Most people who have been training for a while develop ‘the itch’ when they take time away from the gym. This feeling that you need to get back to it, can’t wait, let’s go. It’s important to temper that itch with some common sense, however.
As a general rule, much like injuries, whatever time you spent out of the gym will probably be the bare minimum to get back to where you were. If you took three weeks off, it will take you at least three weeks to build back up. I prefer to use the rule of 2:1 – so where I was away for three weeks, I will take six weeks to build back into my training volumes and frequency.
This ‘ramp up’ time is used to re-acclimate to training, slowly building the volumes over a number of weeks.
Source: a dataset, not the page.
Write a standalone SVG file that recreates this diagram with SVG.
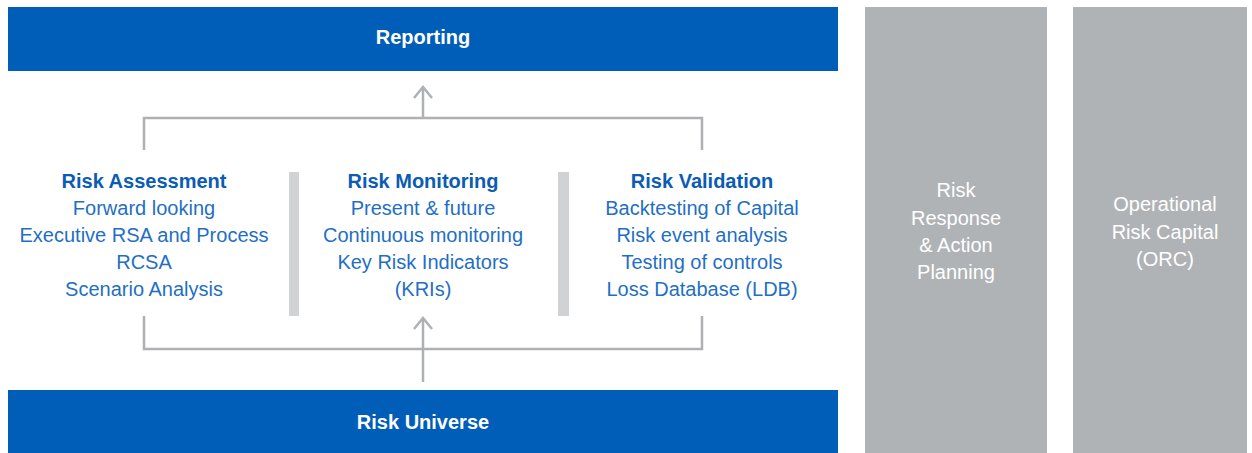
<svg xmlns="http://www.w3.org/2000/svg" width="1252" height="453" viewBox="0 0 1252 453">
<style>
.bar{fill:#005eb8}
.col{fill:#b0b3b6}
.sep{fill:#d1d2d4}
.bt{font-family:"Liberation Sans",Arial,sans-serif;font-weight:bold;font-size:20px;fill:#ffffff;text-anchor:middle}
.h{font-family:"Liberation Sans",Arial,sans-serif;font-weight:bold;font-size:20px;fill:#0a5cb4;text-anchor:middle}
.t{font-family:"Liberation Sans",Arial,sans-serif;font-size:20px;fill:#1f6fc5;text-anchor:middle}
.w{font-family:"Liberation Sans",Arial,sans-serif;font-size:20px;fill:#ffffff;text-anchor:middle}
.c{fill:none;stroke:#aeb0b3;stroke-width:2.5}
</style>
<rect width="1252" height="453" fill="#ffffff"/>
<g id="reporting">
<rect class="bar" x="8" y="7" width="830" height="64"/>
<text class="bt" x="423" y="44">Reporting</text>
</g>
<g id="risk-universe">
<rect class="bar" x="8" y="390" width="830" height="63"/>
<text class="bt" x="423" y="429">Risk Universe</text>
</g>
<g id="risk-response">
<rect class="col" x="865" y="7" width="182" height="446"/>
<text class="w" x="956" y="197">Risk</text>
<text class="w" x="956" y="225">Response</text>
<text class="w" x="956" y="252">&amp; Action</text>
<text class="w" x="956" y="279">Planning</text>
</g>
<g id="orc">
<rect class="col" x="1073" y="7" width="174" height="446"/>
<text class="w" x="1165" y="211">Operational</text>
<text class="w" x="1165" y="239">Risk Capital</text>
<text class="w" x="1165" y="266">(ORC)</text>
</g>
<g id="separators">
<rect class="sep" x="289" y="172" width="10" height="144"/>
<rect class="sep" x="558" y="172" width="11" height="144"/>
</g>
<g id="risk-assessment">
<text class="h" x="144" y="188">Risk Assessment</text>
<text class="t" x="144" y="215">Forward looking</text>
<text class="t" x="144" y="242">Executive RSA and Process</text>
<text class="t" x="144" y="269">RCSA</text>
<text class="t" x="144" y="296">Scenario Analysis</text>
</g>
<g id="risk-monitoring">
<text class="h" x="423" y="188">Risk Monitoring</text>
<text class="t" x="423" y="215">Present &amp; future</text>
<text class="t" x="423" y="242">Continuous monitoring</text>
<text class="t" x="423" y="269">Key Risk Indicators</text>
<text class="t" x="423" y="296">(KRIs)</text>
</g>
<g id="risk-validation">
<text class="h" x="702" y="188">Risk Validation</text>
<text class="t" x="702" y="215">Backtesting of Capital</text>
<text class="t" x="702" y="242">Risk event analysis</text>
<text class="t" x="702" y="269">Testing of controls</text>
<text class="t" x="702" y="296">Loss Database (LDB)</text>
</g>
<g id="connectors">
<path class="c" d="M144 150 V118 H702 V150"/>
<path class="c" d="M423 118 V87"/>
<path class="c" d="M414 98 L423 87 L432 98"/>
<path class="c" d="M144 316 V349 H702 V316"/>
<path class="c" d="M423 382 V319"/>
<path class="c" d="M414 329 L423 318 L432 329"/>
</g>
</svg>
It’s also used to prehab/rehab anything that’s been ignored for a while due to other priorities, or (in my case) fixing up any niggles from activities done while away.
I tweaked my shoulder while we were away snowboarding, so my next few weeks will look something like this: Week 1 – Low volume, return to movement patterns and rehab work.
Week 2 – As above, with slight increases in weight. Add conditioning.
Week 3 – As above, with slight increases in weight
Week 4 – Increase frequency of bench press, begin structuring workouts as normal (main lift/accessories)
Week 5 – Slight increases in weight and volume
Week 6 – By this point, I should be ready to return to the start of a full training cycle.
Now to many this might seem like overkill. But over a lifetime of training, taking this time to ensure my shoulder is healthy and that I am ‘training fit’ is simply prudent. It would be a waste of time to delve back into a training cycle that I wasn’t fully prepared for, only to find in 12-16 weeks that I’ve made no progress and am potentially still carrying a slight injury.
As a physiotherapist I see this all the time, lifters/athletes returning to sport because they feel they have to rather than taking the time to properly rebuild and give themselves a solid platform from which to make concentrated change.